What is asked -> Write the material out again exactly.

Data for this task ->
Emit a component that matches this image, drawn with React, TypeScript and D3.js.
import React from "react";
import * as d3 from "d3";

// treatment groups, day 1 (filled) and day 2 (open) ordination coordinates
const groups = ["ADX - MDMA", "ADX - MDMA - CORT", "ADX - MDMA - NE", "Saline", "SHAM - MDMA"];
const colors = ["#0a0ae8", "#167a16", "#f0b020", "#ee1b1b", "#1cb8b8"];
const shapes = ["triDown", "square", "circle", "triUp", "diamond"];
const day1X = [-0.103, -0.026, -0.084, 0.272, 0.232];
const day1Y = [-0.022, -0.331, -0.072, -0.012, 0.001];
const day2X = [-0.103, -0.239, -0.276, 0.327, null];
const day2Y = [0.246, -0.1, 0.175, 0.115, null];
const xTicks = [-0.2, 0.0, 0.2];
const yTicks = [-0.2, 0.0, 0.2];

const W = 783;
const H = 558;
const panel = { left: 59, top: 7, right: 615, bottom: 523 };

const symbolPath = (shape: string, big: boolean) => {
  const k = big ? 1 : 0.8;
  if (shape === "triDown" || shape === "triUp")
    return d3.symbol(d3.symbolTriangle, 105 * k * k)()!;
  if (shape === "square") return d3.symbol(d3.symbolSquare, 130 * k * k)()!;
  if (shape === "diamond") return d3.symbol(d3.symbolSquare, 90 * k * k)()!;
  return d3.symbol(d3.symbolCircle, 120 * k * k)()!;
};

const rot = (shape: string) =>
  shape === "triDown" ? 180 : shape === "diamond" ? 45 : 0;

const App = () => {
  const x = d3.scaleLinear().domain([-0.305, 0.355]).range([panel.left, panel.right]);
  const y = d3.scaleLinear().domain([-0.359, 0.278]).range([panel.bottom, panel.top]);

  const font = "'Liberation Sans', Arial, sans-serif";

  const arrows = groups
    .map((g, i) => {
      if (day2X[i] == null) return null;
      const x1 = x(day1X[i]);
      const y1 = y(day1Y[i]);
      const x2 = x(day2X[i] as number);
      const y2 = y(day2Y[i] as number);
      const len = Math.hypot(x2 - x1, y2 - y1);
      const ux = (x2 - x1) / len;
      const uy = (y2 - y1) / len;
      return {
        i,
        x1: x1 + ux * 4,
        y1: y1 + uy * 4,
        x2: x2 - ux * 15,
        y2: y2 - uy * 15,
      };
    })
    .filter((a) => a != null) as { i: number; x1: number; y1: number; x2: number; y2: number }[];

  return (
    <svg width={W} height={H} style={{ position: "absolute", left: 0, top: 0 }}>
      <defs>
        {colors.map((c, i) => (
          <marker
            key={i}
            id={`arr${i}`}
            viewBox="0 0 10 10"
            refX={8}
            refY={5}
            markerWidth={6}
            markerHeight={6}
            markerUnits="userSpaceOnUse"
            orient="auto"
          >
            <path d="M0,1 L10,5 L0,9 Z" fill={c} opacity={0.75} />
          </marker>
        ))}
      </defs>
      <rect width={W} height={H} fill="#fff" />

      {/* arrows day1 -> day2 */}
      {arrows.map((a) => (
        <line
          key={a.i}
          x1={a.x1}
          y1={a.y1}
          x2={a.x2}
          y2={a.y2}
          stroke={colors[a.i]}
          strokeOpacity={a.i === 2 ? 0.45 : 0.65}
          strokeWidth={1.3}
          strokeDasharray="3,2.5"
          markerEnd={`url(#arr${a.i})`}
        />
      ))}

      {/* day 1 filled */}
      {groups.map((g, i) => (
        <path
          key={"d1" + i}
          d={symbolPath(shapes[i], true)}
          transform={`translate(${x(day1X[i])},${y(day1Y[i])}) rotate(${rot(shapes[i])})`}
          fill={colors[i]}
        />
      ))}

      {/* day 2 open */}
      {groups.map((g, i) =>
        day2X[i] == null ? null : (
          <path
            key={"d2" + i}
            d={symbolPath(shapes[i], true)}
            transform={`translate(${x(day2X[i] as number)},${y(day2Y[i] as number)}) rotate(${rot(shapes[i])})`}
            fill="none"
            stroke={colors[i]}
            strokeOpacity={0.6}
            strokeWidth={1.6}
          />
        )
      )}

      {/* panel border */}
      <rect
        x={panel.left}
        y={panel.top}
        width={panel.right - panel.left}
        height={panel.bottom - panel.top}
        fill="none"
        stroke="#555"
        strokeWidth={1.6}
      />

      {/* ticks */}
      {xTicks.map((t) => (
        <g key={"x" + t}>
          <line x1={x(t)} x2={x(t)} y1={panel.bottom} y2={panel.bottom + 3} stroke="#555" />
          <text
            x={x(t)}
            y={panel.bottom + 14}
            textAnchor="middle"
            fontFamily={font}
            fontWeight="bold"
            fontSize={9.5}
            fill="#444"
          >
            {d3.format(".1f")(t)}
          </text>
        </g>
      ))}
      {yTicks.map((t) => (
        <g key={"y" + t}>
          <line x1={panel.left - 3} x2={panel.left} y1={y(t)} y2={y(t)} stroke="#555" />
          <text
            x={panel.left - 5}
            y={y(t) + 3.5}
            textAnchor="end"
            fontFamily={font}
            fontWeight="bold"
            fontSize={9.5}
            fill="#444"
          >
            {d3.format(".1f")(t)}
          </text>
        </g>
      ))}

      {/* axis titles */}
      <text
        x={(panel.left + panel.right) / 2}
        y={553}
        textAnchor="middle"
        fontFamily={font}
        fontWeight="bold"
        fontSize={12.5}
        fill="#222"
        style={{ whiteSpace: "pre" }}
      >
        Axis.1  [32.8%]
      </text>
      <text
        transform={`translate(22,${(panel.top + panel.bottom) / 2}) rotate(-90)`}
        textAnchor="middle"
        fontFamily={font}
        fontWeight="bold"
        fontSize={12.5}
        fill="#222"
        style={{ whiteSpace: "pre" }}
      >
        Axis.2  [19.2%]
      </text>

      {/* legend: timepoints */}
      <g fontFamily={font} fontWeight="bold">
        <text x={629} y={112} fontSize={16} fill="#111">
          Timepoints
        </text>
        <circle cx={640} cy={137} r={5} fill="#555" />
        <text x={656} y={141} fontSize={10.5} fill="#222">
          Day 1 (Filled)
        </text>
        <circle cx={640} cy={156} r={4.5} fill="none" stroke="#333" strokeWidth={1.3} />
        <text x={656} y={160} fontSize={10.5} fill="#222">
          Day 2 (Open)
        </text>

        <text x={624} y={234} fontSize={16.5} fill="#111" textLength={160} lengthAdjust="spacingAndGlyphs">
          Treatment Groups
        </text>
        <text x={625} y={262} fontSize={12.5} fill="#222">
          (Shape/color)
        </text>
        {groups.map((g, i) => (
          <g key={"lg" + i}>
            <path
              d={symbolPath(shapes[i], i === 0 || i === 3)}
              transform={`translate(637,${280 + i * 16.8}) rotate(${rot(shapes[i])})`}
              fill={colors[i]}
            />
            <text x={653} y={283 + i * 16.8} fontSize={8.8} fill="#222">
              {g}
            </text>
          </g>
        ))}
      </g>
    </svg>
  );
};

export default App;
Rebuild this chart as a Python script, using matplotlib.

Output ->
Emit a component that matches this image, drawn with React, TypeScript and D3.js.
import React from "react";
import * as d3 from "d3";

// treatment groups, day 1 (filled) and day 2 (open) ordination coordinates
const groups = ["ADX - MDMA", "ADX - MDMA - CORT", "ADX - MDMA - NE", "Saline", "SHAM - MDMA"];
const colors = ["#0a0ae8", "#167a16", "#f0b020", "#ee1b1b", "#1cb8b8"];
const shapes = ["triDown", "square", "circle", "triUp", "diamond"];
const day1X = [-0.103, -0.026, -0.084, 0.272, 0.232];
const day1Y = [-0.022, -0.331, -0.072, -0.012, 0.001];
const day2X = [-0.103, -0.239, -0.276, 0.327, null];
const day2Y = [0.246, -0.1, 0.175, 0.115, null];
const xTicks = [-0.2, 0.0, 0.2];
const yTicks = [-0.2, 0.0, 0.2];

const W = 783;
const H = 558;
const panel = { left: 59, top: 7, right: 615, bottom: 523 };

const symbolPath = (shape: string, big: boolean) => {
  const k = big ? 1 : 0.8;
  if (shape === "triDown" || shape === "triUp")
    return d3.symbol(d3.symbolTriangle, 105 * k * k)()!;
  if (shape === "square") return d3.symbol(d3.symbolSquare, 130 * k * k)()!;
  if (shape === "diamond") return d3.symbol(d3.symbolSquare, 90 * k * k)()!;
  return d3.symbol(d3.symbolCircle, 120 * k * k)()!;
};

const rot = (shape: string) =>
  shape === "triDown" ? 180 : shape === "diamond" ? 45 : 0;

const App = () => {
  const x = d3.scaleLinear().domain([-0.305, 0.355]).range([panel.left, panel.right]);
  const y = d3.scaleLinear().domain([-0.359, 0.278]).range([panel.bottom, panel.top]);

  const font = "'Liberation Sans', Arial, sans-serif";

  const arrows = groups
    .map((g, i) => {
      if (day2X[i] == null) return null;
      const x1 = x(day1X[i]);
      const y1 = y(day1Y[i]);
      const x2 = x(day2X[i] as number);
      const y2 = y(day2Y[i] as number);
      const len = Math.hypot(x2 - x1, y2 - y1);
      const ux = (x2 - x1) / len;
      const uy = (y2 - y1) / len;
      return {
        i,
        x1: x1 + ux * 4,
        y1: y1 + uy * 4,
        x2: x2 - ux * 15,
        y2: y2 - uy * 15,
      };
    })
    .filter((a) => a != null) as { i: number; x1: number; y1: number; x2: number; y2: number }[];

  return (
    <svg width={W} height={H} style={{ position: "absolute", left: 0, top: 0 }}>
      <defs>
        {colors.map((c, i) => (
          <marker
            key={i}
            id={`arr${i}`}
            viewBox="0 0 10 10"
            refX={8}
            refY={5}
            markerWidth={6}
            markerHeight={6}
            markerUnits="userSpaceOnUse"
            orient="auto"
          >
            <path d="M0,1 L10,5 L0,9 Z" fill={c} opacity={0.75} />
          </marker>
        ))}
      </defs>
      <rect width={W} height={H} fill="#fff" />

      {/* arrows day1 -> day2 */}
      {arrows.map((a) => (
        <line
          key={a.i}
          x1={a.x1}
          y1={a.y1}
          x2={a.x2}
          y2={a.y2}
          stroke={colors[a.i]}
          strokeOpacity={a.i === 2 ? 0.45 : 0.65}
          strokeWidth={1.3}
          strokeDasharray="3,2.5"
          markerEnd={`url(#arr${a.i})`}
        />
      ))}

      {/* day 1 filled */}
      {groups.map((g, i) => (
        <path
          key={"d1" + i}
          d={symbolPath(shapes[i], true)}
          transform={`translate(${x(day1X[i])},${y(day1Y[i])}) rotate(${rot(shapes[i])})`}
          fill={colors[i]}
        />
      ))}

      {/* day 2 open */}
      {groups.map((g, i) =>
        day2X[i] == null ? null : (
          <path
            key={"d2" + i}
            d={symbolPath(shapes[i], true)}
            transform={`translate(${x(day2X[i] as number)},${y(day2Y[i] as number)}) rotate(${rot(shapes[i])})`}
            fill="none"
            stroke={colors[i]}
            strokeOpacity={0.6}
            strokeWidth={1.6}
          />
        )
      )}

      {/* panel border */}
      <rect
        x={panel.left}
        y={panel.top}
        width={panel.right - panel.left}
        height={panel.bottom - panel.top}
        fill="none"
        stroke="#555"
        strokeWidth={1.6}
      />

      {/* ticks */}
      {xTicks.map((t) => (
        <g key={"x" + t}>
          <line x1={x(t)} x2={x(t)} y1={panel.bottom} y2={panel.bottom + 3} stroke="#555" />
          <text
            x={x(t)}
            y={panel.bottom + 14}
            textAnchor="middle"
            fontFamily={font}
            fontWeight="bold"
            fontSize={9.5}
            fill="#444"
          >
            {d3.format(".1f")(t)}
          </text>
        </g>
      ))}
      {yTicks.map((t) => (
        <g key={"y" + t}>
          <line x1={panel.left - 3} x2={panel.left} y1={y(t)} y2={y(t)} stroke="#555" />
          <text
            x={panel.left - 5}
            y={y(t) + 3.5}
            textAnchor="end"
            fontFamily={font}
            fontWeight="bold"
            fontSize={9.5}
            fill="#444"
          >
            {d3.format(".1f")(t)}
          </text>
        </g>
      ))}

      {/* axis titles */}
      <text
        x={(panel.left + panel.right) / 2}
        y={553}
        textAnchor="middle"
        fontFamily={font}
        fontWeight="bold"
        fontSize={12.5}
        fill="#222"
        style={{ whiteSpace: "pre" }}
      >
        Axis.1  [32.8%]
      </text>
      <text
        transform={`translate(22,${(panel.top + panel.bottom) / 2}) rotate(-90)`}
        textAnchor="middle"
        fontFamily={font}
        fontWeight="bold"
        fontSize={12.5}
        fill="#222"
        style={{ whiteSpace: "pre" }}
      >
        Axis.2  [19.2%]
      </text>

      {/* legend: timepoints */}
      <g fontFamily={font} fontWeight="bold">
        <text x={629} y={112} fontSize={16} fill="#111">
          Timepoints
        </text>
        <circle cx={640} cy={137} r={5} fill="#555" />
        <text x={656} y={141} fontSize={10.5} fill="#222">
          Day 1 (Filled)
        </text>
        <circle cx={640} cy={156} r={4.5} fill="none" stroke="#333" strokeWidth={1.3} />
        <text x={656} y={160} fontSize={10.5} fill="#222">
          Day 2 (Open)
        </text>

        <text x={624} y={234} fontSize={16.5} fill="#111" textLength={160} lengthAdjust="spacingAndGlyphs">
          Treatment Groups
        </text>
        <text x={625} y={262} fontSize={12.5} fill="#222">
          (Shape/color)
        </text>
        {groups.map((g, i) => (
          <g key={"lg" + i}>
            <path
              d={symbolPath(shapes[i], i === 0 || i === 3)}
              transform={`translate(637,${280 + i * 16.8}) rotate(${rot(shapes[i])})`}
              fill={colors[i]}
            />
            <text x={653} y={283 + i * 16.8} fontSize={8.8} fill="#222">
              {g}
            </text>
          </g>
        ))}
      </g>
    </svg>
  );
};

export default App;
Rebuild this chart as a Python script, using matplotlib.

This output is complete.